WHAT NEEDS TO BE DONE: Everything from the first line of the entries below through the line holding "(cim) at (558,155)" must be printed exactly as written.

Stored records

========================================

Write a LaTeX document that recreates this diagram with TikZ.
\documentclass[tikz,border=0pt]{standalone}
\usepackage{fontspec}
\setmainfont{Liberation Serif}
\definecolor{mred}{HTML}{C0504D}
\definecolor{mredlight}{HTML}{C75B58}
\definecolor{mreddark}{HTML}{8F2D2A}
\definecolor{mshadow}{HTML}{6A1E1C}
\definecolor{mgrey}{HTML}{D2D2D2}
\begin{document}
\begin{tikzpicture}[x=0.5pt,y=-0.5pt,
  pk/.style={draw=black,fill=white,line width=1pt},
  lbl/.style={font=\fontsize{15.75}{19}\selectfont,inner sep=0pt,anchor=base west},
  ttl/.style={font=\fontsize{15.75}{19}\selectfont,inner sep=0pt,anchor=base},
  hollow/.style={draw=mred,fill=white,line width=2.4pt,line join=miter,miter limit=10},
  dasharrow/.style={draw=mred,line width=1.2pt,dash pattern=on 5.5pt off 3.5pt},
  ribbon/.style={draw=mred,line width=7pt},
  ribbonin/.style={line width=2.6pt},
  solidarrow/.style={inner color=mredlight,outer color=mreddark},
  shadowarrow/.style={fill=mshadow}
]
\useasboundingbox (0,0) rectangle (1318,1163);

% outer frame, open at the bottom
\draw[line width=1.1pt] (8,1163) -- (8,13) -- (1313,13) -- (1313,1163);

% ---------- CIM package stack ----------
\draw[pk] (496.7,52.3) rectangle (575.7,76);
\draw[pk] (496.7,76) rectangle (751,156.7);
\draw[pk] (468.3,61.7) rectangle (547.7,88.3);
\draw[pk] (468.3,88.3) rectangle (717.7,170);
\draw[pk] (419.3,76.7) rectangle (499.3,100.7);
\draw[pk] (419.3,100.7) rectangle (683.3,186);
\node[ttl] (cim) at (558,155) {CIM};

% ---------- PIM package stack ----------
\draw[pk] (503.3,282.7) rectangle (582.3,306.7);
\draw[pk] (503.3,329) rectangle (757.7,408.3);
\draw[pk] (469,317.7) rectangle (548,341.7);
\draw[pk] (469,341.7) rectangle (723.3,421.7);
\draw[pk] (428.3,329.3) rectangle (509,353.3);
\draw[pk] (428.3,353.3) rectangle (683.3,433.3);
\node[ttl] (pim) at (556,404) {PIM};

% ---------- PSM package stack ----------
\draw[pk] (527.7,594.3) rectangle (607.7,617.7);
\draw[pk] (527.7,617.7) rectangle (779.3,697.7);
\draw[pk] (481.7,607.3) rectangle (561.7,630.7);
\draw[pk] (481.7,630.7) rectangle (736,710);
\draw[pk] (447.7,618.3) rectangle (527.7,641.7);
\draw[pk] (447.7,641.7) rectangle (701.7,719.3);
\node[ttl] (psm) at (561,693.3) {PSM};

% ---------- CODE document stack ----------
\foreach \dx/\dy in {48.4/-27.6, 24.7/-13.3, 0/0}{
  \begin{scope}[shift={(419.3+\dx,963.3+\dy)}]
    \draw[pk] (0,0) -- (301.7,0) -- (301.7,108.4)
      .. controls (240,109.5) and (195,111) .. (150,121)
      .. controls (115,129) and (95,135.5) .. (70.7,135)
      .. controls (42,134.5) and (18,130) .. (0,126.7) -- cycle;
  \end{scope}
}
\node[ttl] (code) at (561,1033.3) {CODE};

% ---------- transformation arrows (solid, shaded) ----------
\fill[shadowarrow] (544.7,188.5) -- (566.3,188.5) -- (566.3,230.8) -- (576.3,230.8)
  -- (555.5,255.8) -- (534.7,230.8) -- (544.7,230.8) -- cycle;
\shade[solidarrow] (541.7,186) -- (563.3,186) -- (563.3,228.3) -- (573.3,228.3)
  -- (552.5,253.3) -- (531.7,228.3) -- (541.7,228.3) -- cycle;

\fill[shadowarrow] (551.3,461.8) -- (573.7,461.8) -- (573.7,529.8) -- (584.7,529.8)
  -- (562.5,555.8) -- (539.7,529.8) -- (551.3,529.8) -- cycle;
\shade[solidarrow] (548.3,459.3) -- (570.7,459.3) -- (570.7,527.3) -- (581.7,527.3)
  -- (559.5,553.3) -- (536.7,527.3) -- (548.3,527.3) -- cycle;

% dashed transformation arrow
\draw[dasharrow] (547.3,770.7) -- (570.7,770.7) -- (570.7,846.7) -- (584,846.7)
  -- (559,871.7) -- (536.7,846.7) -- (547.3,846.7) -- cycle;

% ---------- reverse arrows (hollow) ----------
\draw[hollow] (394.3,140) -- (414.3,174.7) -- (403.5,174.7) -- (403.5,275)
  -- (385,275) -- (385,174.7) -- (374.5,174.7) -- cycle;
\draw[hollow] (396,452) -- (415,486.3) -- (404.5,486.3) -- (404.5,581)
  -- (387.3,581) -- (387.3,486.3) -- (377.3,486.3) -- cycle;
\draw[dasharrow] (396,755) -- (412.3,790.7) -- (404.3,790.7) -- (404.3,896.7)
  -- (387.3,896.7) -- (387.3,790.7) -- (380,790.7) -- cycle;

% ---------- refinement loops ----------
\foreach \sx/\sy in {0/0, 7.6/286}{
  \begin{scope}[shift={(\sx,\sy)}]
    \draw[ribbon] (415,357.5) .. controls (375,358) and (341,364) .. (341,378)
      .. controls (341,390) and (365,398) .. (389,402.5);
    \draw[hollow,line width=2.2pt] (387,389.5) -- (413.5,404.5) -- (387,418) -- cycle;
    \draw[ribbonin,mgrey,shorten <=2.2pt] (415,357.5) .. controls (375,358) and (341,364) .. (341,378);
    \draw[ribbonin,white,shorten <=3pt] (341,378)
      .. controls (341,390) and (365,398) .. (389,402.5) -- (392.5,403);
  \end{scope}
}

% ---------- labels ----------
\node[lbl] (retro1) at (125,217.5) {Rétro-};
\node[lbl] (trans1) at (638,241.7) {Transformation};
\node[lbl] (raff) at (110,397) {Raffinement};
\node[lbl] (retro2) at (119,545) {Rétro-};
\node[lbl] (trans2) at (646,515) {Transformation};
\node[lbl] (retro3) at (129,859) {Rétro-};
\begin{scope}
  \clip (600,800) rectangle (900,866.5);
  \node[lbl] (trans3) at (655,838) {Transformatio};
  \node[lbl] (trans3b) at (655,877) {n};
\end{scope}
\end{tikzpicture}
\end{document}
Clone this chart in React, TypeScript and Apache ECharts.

========================================

RESULT:
Write a LaTeX document that recreates this diagram with TikZ.
\documentclass[tikz,border=0pt]{standalone}
\usepackage{fontspec}
\setmainfont{Liberation Serif}
\definecolor{mred}{HTML}{C0504D}
\definecolor{mredlight}{HTML}{C75B58}
\definecolor{mreddark}{HTML}{8F2D2A}
\definecolor{mshadow}{HTML}{6A1E1C}
\definecolor{mgrey}{HTML}{D2D2D2}
\begin{document}
\begin{tikzpicture}[x=0.5pt,y=-0.5pt,
  pk/.style={draw=black,fill=white,line width=1pt},
  lbl/.style={font=\fontsize{15.75}{19}\selectfont,inner sep=0pt,anchor=base west},
  ttl/.style={font=\fontsize{15.75}{19}\selectfont,inner sep=0pt,anchor=base},
  hollow/.style={draw=mred,fill=white,line width=2.4pt,line join=miter,miter limit=10},
  dasharrow/.style={draw=mred,line width=1.2pt,dash pattern=on 5.5pt off 3.5pt},
  ribbon/.style={draw=mred,line width=7pt},
  ribbonin/.style={line width=2.6pt},
  solidarrow/.style={inner color=mredlight,outer color=mreddark},
  shadowarrow/.style={fill=mshadow}
]
\useasboundingbox (0,0) rectangle (1318,1163);

% outer frame, open at the bottom
\draw[line width=1.1pt] (8,1163) -- (8,13) -- (1313,13) -- (1313,1163);

% ---------- CIM package stack ----------
\draw[pk] (496.7,52.3) rectangle (575.7,76);
\draw[pk] (496.7,76) rectangle (751,156.7);
\draw[pk] (468.3,61.7) rectangle (547.7,88.3);
\draw[pk] (468.3,88.3) rectangle (717.7,170);
\draw[pk] (419.3,76.7) rectangle (499.3,100.7);
\draw[pk] (419.3,100.7) rectangle (683.3,186);
\node[ttl] (cim) at (558,155) {CIM};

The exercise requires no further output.